Guardian investigation, the supermarket's response:

Tesco said it was surprised by the allegations since a recent independent audit of Natures Way had not highlighted any of the issues raised.

"We take our responsibilities in this area very seriously and while we don't pretend to get things right every time we always act swiftly if any issues are identified," the company said.

It denied that supermarket ordering practices had led to poor practice and said that it had worked to raise standards, including labour standards, in the industry.

McDonald's said it too expected suppliers to comply with clear codes of practice on labour and conducted independent audits on their performance but would investigate the Guardian's findings.

Sainsbury's said it was very concerned to hear of the allegations and had launched an immediate investigation.
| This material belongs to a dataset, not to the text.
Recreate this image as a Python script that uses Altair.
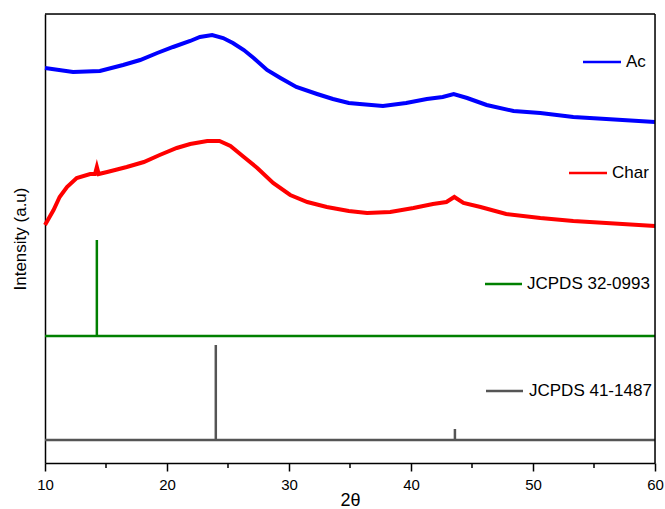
import altair as alt
import pandas as pd

# ---- data ----
ac_2theta = [10, 12.3, 14.5, 16.4, 17.8, 19.2, 20.5, 21.9, 22.7, 23.7, 24.6, 25.4, 26.3, 27.1,
             28.2, 29.3, 30.6, 32.3, 33.6, 34.9, 35.8, 37.7, 39.6, 41.3, 42.6, 43.5, 44.6,
             46.2, 48.4, 50.6, 53.3, 56.0, 60]
ac_int = [395, 391, 392, 398, 403, 410, 416, 422, 426, 428, 425, 420, 413, 405,
          393, 385, 376, 369, 364, 360, 359, 357, 360, 364, 366, 369, 365,
          358, 352, 350, 346, 344, 341]

char_2theta = [10, 10.7, 11.2, 11.8, 12.6, 13.7, 14.1, 14.25, 14.4, 15.1, 16.7, 18.1, 19.4,
               20.8, 21.9, 23.3, 24.3, 25.2, 26.3, 27.4, 28.7, 30.1, 31.5, 33.1, 34.9,
               36.4, 38.3, 40.2, 41.8, 42.9, 43.55, 44.3, 45.7, 47.8, 50.6, 53.3, 56.0, 60]
char_int = [238, 253, 266, 276, 285, 289, 289, 296, 289, 291, 296, 301, 308,
            315, 319, 322, 322, 317, 306, 295, 280, 268, 261, 256, 252,
            250, 251, 255, 259, 261, 266, 260, 256, 249, 245, 242, 240, 237]

jc32_base = 127
jc32_peaks = [14.25]
jc32_tops = [223]

jc41_base = 23
jc41_peaks = [24.0, 43.6]
jc41_tops = [118, 34]

x_range = [10, 60]
major_ticks = [10, 20, 30, 40, 50, 60]
minor_ticks = [15, 25, 35, 45, 55]

labels = ["Ac", "Char", "JCPDS 32-0993", "JCPDS 41-1487"]
colors = ["#0000FF", "#FF0000", "#008000", "#555555"]

# ---- tables ----
ac_df = pd.DataFrame({"t": ac_2theta, "i": ac_int})
char_df = pd.DataFrame({"t": char_2theta, "i": char_int})
base_df = pd.DataFrame({
    "t": x_range * 2,
    "i": [jc32_base] * 2 + [jc41_base] * 2,
    "s": ["JCPDS 32-0993"] * 2 + ["JCPDS 41-1487"] * 2,
})
stick_df = pd.DataFrame({
    "t": jc32_peaks + jc41_peaks,
    "b": [jc32_base] * len(jc32_peaks) + [jc41_base] * len(jc41_peaks),
    "top": jc32_tops + jc41_tops,
    "s": ["JCPDS 32-0993"] * len(jc32_peaks) + ["JCPDS 41-1487"] * len(jc41_peaks),
})
minor_df = pd.DataFrame({"t": minor_ticks})

W, H = 610, 449
xs = alt.Scale(domain=x_range, nice=False, zero=False)
ys = alt.Scale(domain=[0, 449], nice=False, zero=False)
cs = alt.Scale(domain=labels, range=colors)

x_enc = alt.X("t:Q", scale=xs,
              axis=alt.Axis(values=major_ticks, title="2θ", tickSize=8, format="d",
                            labelFlush=False, labelPadding=6, labelFontSize=15,
                            titleFontSize=18, titlePadding=-1))
y_enc = alt.Y("i:Q", scale=ys,
              axis=alt.Axis(title="Intensity (a.u)", labels=False, ticks=False, titlePadding=16))

base = alt.Chart(base_df).mark_line(strokeWidth=2.5).encode(
    x=x_enc, y=y_enc,
    color=alt.Color("s:N", scale=cs, legend=None), detail="s:N")

sticks = alt.Chart(stick_df).mark_rule(strokeWidth=2.5).encode(
    x=alt.X("t:Q", scale=xs), y=alt.Y("b:Q", scale=ys), y2="top:Q",
    color=alt.Color("s:N", scale=cs, legend=None))

red = alt.Chart(char_df).mark_line(strokeWidth=4, color="#FF0000").encode(
    x=alt.X("t:Q", scale=xs), y=alt.Y("i:Q", scale=ys))
blue = alt.Chart(ac_df).mark_line(strokeWidth=4, color="#0000FF").encode(
    x=alt.X("t:Q", scale=xs), y=alt.Y("i:Q", scale=ys))

minor = alt.Chart(minor_df).mark_rule(strokeWidth=1.5, color="black").encode(
    x=alt.X("t:Q", scale=xs), y=alt.value(H), y2=alt.value(H + 5))

frame_df = pd.DataFrame({"k": [0]})
frame_top = alt.Chart(frame_df).mark_rule(strokeWidth=1.5, color="black").encode(
    x=alt.value(0), x2=alt.value(W), y=alt.value(0))
frame_right = alt.Chart(frame_df).mark_rule(strokeWidth=1.5, color="black").encode(
    x=alt.value(W), y=alt.value(0), y2=alt.value(H))

# inline legend (layout positions in pixels of the plot area)
leg_layout = [  # x0, x1, y, text x
    (538, 576, 48, 581),
    (524, 562, 159, 567),
    (440, 477, 270, 482),
    (441, 478, 377, 484),
]
legend_layers = []
for lab, col, (x0, x1, yy, tx) in zip(labels, colors, leg_layout):
    d = pd.DataFrame({"lab": [lab]})
    legend_layers.append(alt.Chart(d).mark_rule(strokeWidth=2.5, color=col).encode(
        x=alt.value(x0), x2=alt.value(x1), y=alt.value(yy)))
    legend_layers.append(alt.Chart(d).mark_text(align="left", baseline="middle", fontSize=17,
                                                font="Liberation Sans", color="black").encode(
        x=alt.value(tx), y=alt.value(yy), text="lab:N"))

chart = alt.layer(base, sticks, red, blue, minor, frame_top, frame_right, *legend_layers).properties(
    width=W, height=H,
    autosize=alt.AutoSizeParams(type="none"),
    padding={"left": 45, "top": 14, "right": 10, "bottom": 46},
    background="white",
).configure_view(stroke=None).configure(font="Liberation Sans").configure_axis(
    grid=False, domainColor="black", domainWidth=1.5, tickColor="black", tickWidth=1.5,
    labelFontSize=16, labelColor="black", labelFont="Liberation Sans",
    titleFontSize=17, titleFontWeight="normal", titleColor="black", titleFont="Liberation Sans",
)

chart.save("out.html", embed_options={"renderer": "svg", "actions": False})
An independent audit of the suppliers highlighted had already been arranged.

Anonymous said...

Thankfully, few SMEs behave like the those exposed by the Guardian investigation.

My company, like millions of others, jumps through hoops to comply with the government's constant stream of - continually revised, badly drafted, irrational and contradictory - requirements under the Asylum and Immigration/prevention of illegal working legislation.

How contadictory has the legislation been?

To parahrase page 3 of Home Office guidance booklet: employers should ensure that ID documents are prescribed documents, genuine and relate to the person presenting them.

To paraphrase page 15 of the same booklet: Employers should be able to rely on National Insurance documents for ID(!)

Given the confusion with which the Home Office has shrouded the law on the prevention of illegal working and the way the supermarkets squeeze blood out of their SME suppliers - and their larger suppliers too, remember the battle of Tesco V Nescafe? - there's obviously a danger that the combined effect will lead to some of the weaker or crooked SMEs breaking the law and employing illegals.